You're forgetting form-style affordance. For example, if you were using HTML as your media type, the equivalent of the first example would be

  <form method="get" action="/me">
    <input type="text" name="access_token" />
    <input type="text" name="fields" />
  </form>

> AFAIK you're still going to want some marshaling to/from host language.

Actually, you explicitly _don't_ want this. That's what hypermedia APIs are trying to remove.

We're replying to each other in separate comment threads :-), but this input form is still coupling--you can't add/remove/change the access_tokens/fields without clients breaking. Humans can handle that. Software can't.

That's why I think hypermedia makes all sorts of sense for explaining why the www is awesome--it change deal, users will adapt. But IMO it falls flat as some new paradigm for building client/server systems.

> Actually, you explicitly _don't_ want this. That's what hypermedia APIs are trying to remove.

Hm?

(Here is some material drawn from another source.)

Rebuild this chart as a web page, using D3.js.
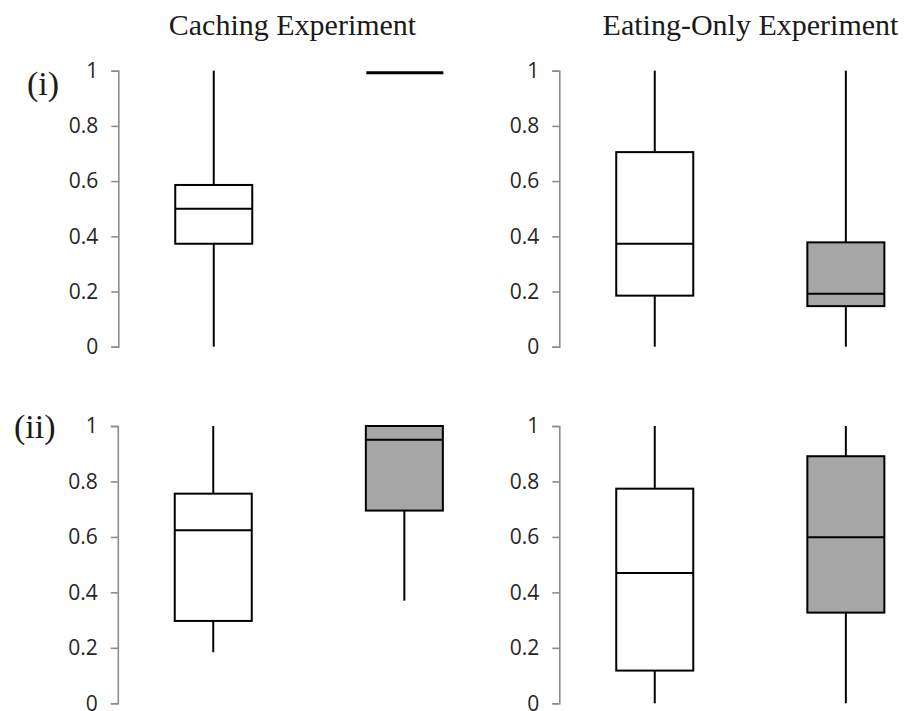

I am skeptical...any links/explanations?

Haha! Ping-pong!

> But IMO it falls flat as some new paradigm for building client/server systems.

I know of one company which you've absolutely heard of who has a 30-person team building a hypermedia API. They haven't talked about it publicly because they see it as a strategic advantage.

This year will be the year of code and examples; last time I was in San Fransisco, 5 different startups came up to me and told me that hypermedia is solving their problems. Expect to see more of this going on soon.

> Hm? I am skeptical...any links/explanations?

Mike Amundsen's "Building Hypermedia APIs in HTML5 and Node" has a pretty big section on this, and my book has a section entitled "APIs should expose workflows."

I previously commented more about it here: http://news.ycombinator.com/item?id=4951477

RPC APIs expose functions, SOAP/"REST" APIs expose objects, hypermedia APIs expose processes.